Rather than warring to the death for one side or the other to win such a conflict, I prefer to seek compromises between our near and far selves. Let us seek principles that can account for most of our acts, then try to change the other acts to conform with such easier principles. My tentative resolutions:
We don’t care much about most animals, even smart ones.
It is a bad sign about someone that they would be enjoy watching animals being tortured. We prohibit such watching to make our society look “civilized” to other societies.
We are kind to our pets to show others we are loyal to those loyal to us. Fido has always been there for us, so we will be there for him – up to a point at least.
We are willing to spend only modest sums to make food animal lives a bit more enjoyable. We should spend such sums, but not go overboard.
More interesting quotes from that article:
Foer’s villains include Smithfield, Tyson Foods, the U.S. Department of Agriculture, and—rather more surprisingly—Michael Pollan. There is perhaps no more influential critic of the factory farm than Pollan, and Foer acknowledges that he “has written as thoughtfully about food as anyone.” But when Pollan looks at animals he doesn’t feel worried or guilty or embarrassed. He feels, well, hungry. …
Pollan says, it’s too late for people to start worrying about eating animals. The problem with factory-farmed meat isn’t the meat; it’s the factory. The solution is to return animals to the sorts of places where they can graze and root and fly—or at least flap around—before being dispatched. …
Pollan contends that “people who care about animals should be working to ensure that the ones they eat don’t suffer, and that their deaths are swift and painless.” Similarly, the author and livestock expert Temple Grandin, who designs what are often called “humane slaughterhouses,” argues, “We owe animals a decent life and a painless death.” We “forget that nature can be harsh,” she has written. “Death at the slaughter plant is quicker and less painful than death in the wild. Lions dining on the guts of a live animal is much worse in my opinion.” …

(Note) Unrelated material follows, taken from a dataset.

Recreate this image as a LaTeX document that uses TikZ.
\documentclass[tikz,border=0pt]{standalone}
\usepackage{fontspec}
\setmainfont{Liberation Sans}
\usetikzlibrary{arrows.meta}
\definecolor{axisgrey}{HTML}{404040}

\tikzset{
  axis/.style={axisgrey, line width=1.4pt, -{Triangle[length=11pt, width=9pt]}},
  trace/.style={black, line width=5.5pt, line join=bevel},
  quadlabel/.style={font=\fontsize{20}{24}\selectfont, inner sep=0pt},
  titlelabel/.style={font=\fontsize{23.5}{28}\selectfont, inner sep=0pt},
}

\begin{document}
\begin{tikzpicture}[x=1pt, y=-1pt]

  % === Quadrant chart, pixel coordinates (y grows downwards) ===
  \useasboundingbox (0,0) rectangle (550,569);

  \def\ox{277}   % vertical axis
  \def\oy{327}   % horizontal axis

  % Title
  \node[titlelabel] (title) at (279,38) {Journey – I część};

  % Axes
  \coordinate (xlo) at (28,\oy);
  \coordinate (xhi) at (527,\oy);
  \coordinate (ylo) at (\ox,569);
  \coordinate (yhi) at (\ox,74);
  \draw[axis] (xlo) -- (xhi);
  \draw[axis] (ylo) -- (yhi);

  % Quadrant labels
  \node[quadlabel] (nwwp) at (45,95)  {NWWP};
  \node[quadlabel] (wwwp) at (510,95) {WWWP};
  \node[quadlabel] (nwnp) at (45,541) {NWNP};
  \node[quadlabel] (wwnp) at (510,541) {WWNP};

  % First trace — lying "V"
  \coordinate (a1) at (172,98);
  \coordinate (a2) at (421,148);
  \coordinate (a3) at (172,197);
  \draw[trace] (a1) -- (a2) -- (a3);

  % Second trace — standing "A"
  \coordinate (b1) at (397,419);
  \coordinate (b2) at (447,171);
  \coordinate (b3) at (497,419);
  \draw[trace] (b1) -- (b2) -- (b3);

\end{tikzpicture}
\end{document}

But is even veganism really enough? The cost that consumer society imposes on the planet’s fifteen or so million non-human species goes way beyond either meat or eggs. Bananas, bluejeans, soy lattes, the paper used to print this magazine, the computer screen you may be reading it on—death and destruction are embedded in them all. It is hard to think at all rigorously about our impact on other organisms without being sickened.

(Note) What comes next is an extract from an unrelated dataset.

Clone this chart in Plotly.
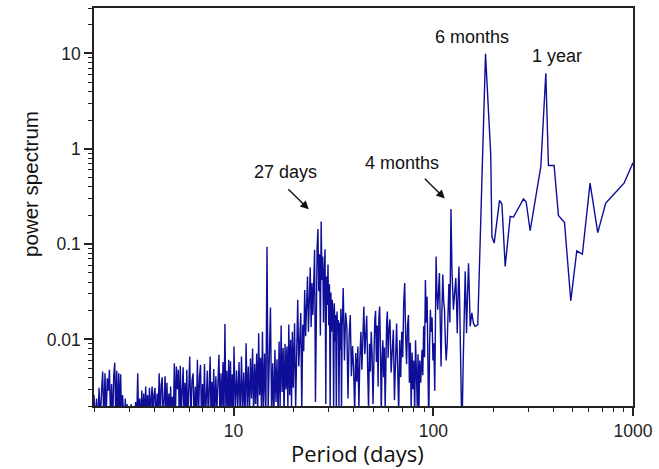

Even if you assume the lives of farm animals to be worth living (according to your standards?), it is still the sign of an optimization failure. Surely farm animals aren't the best possible causal vector to maximize happiness in the universe? They are a by-product of something else, namely sustenance for interesting human lives, which means there is waste in the process of sustaining interesting human lives, which means that a better system without animals could potentially sustain a greater number of interesting human lives.
Alternatively, maybe you just want to maximize your own happiness, and screaming animals make you uncomfortable? Then do exactly what you have to do in order to discharge those emotions, at minimal cost.

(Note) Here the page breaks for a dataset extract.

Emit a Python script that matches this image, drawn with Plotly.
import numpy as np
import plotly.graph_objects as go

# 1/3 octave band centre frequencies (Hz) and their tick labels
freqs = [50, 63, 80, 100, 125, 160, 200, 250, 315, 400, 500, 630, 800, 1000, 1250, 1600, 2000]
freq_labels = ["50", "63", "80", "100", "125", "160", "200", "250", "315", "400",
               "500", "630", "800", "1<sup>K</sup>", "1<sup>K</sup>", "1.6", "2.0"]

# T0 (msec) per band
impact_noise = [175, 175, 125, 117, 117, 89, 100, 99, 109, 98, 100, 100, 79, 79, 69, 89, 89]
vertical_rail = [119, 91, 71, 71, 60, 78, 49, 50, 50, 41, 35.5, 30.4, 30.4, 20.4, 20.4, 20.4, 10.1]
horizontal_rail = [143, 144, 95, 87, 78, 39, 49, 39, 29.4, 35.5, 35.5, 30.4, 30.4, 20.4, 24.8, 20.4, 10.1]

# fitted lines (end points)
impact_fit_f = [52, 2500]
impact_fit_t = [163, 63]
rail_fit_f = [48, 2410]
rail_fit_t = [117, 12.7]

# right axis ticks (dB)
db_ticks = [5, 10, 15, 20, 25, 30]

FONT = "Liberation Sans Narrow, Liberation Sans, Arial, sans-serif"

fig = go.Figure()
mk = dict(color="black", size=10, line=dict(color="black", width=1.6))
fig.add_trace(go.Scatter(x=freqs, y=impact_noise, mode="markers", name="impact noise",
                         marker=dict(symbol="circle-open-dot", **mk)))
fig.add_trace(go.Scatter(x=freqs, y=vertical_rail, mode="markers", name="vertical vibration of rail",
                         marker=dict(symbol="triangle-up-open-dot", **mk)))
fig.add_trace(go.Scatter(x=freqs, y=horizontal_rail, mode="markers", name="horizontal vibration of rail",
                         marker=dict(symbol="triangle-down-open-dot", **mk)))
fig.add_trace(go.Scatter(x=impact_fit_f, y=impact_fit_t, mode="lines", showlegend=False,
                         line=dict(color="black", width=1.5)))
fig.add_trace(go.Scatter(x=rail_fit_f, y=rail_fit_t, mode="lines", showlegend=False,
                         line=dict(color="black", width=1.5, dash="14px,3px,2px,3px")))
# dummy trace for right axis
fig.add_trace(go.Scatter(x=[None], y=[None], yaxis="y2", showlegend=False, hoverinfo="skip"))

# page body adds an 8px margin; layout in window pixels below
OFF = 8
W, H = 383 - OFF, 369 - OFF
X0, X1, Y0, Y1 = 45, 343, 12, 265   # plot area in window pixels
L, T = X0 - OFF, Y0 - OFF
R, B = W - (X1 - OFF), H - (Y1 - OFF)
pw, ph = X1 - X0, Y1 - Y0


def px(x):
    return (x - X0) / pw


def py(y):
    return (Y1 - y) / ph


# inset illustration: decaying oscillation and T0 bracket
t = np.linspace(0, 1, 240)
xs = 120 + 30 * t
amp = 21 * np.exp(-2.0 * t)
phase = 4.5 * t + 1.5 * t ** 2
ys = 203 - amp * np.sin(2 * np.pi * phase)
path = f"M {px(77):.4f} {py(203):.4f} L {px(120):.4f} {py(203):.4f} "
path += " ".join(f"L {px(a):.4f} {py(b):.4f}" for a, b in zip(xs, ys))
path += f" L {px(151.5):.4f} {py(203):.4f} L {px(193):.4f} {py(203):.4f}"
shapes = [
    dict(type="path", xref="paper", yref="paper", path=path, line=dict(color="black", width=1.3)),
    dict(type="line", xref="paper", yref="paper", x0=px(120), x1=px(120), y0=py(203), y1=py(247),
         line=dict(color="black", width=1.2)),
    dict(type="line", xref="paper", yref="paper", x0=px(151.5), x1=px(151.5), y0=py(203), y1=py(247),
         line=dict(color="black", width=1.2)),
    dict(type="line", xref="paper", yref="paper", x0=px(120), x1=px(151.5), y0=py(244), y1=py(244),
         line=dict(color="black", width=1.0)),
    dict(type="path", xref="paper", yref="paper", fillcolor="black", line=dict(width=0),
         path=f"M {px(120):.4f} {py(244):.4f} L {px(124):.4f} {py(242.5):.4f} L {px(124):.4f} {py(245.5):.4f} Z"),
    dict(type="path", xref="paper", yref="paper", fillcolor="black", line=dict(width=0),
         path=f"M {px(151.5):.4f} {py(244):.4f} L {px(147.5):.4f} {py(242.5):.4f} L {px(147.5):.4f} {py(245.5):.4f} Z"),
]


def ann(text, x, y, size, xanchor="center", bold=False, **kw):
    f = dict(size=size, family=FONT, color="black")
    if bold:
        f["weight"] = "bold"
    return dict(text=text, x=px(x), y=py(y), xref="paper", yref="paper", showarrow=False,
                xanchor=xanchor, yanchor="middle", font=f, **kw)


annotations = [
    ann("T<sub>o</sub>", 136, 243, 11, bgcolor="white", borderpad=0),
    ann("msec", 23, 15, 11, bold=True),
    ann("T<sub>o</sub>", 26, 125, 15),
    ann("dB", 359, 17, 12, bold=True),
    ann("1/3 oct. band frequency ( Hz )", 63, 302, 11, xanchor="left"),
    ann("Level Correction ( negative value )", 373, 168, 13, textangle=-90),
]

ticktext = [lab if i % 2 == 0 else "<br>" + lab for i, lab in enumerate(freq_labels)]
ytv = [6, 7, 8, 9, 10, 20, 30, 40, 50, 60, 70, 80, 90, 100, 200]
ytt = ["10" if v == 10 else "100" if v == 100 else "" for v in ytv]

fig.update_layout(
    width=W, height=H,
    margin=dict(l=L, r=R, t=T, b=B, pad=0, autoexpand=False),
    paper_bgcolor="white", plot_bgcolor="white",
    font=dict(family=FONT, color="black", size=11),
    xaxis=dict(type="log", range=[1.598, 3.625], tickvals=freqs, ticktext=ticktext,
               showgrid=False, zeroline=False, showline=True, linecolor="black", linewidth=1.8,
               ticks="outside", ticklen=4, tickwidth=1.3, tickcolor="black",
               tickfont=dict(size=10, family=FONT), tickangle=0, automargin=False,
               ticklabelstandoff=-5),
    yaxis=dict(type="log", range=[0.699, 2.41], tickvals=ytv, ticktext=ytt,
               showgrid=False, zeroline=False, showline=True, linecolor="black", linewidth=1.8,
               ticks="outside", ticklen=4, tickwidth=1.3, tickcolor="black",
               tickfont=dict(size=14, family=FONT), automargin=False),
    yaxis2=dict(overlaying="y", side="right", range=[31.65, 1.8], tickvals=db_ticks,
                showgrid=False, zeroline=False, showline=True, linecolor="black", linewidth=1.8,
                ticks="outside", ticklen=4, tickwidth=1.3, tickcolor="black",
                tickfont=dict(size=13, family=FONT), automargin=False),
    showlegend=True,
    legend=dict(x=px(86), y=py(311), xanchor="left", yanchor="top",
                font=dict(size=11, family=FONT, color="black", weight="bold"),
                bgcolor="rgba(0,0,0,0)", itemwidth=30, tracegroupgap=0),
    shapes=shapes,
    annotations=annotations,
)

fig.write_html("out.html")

In the spirit of Eliezer Yudkowsky and Katja Grace, find out what best approximates your values and then be efficient about implementing them. Don't rationalize sub-par optimization and don't pretend efficiency is a bad thing. Claiming the existence of farm animals is good because their lives are worth living implies that this is the best available way of creating lives worth living, and that hypothesis is unlikely to hold true upon critical examination.
I don't think i'm so much ambivalent as I just accept that nobody's suffering really matters until it's personal. You make a personal connection and it's going to matter to you. Otherwise it's just a drop in the bucket. Genocide wipes out a whole people and I don't lose any sleep. My best friend gets killed and I mourn for a month.
In general none of this stuff matters ("feelings" or cruelty or whatever). What matters is when you get into the strange additives used to help make the most money out of the slaughter and their eventual bad side-effects on the consuming population. This is more related to the general trend of food-tampering that's been going on for decades though.
I have a question which I don't think anyone has an answer for: is my food safe? If it isn't, why the fuck are we eating it?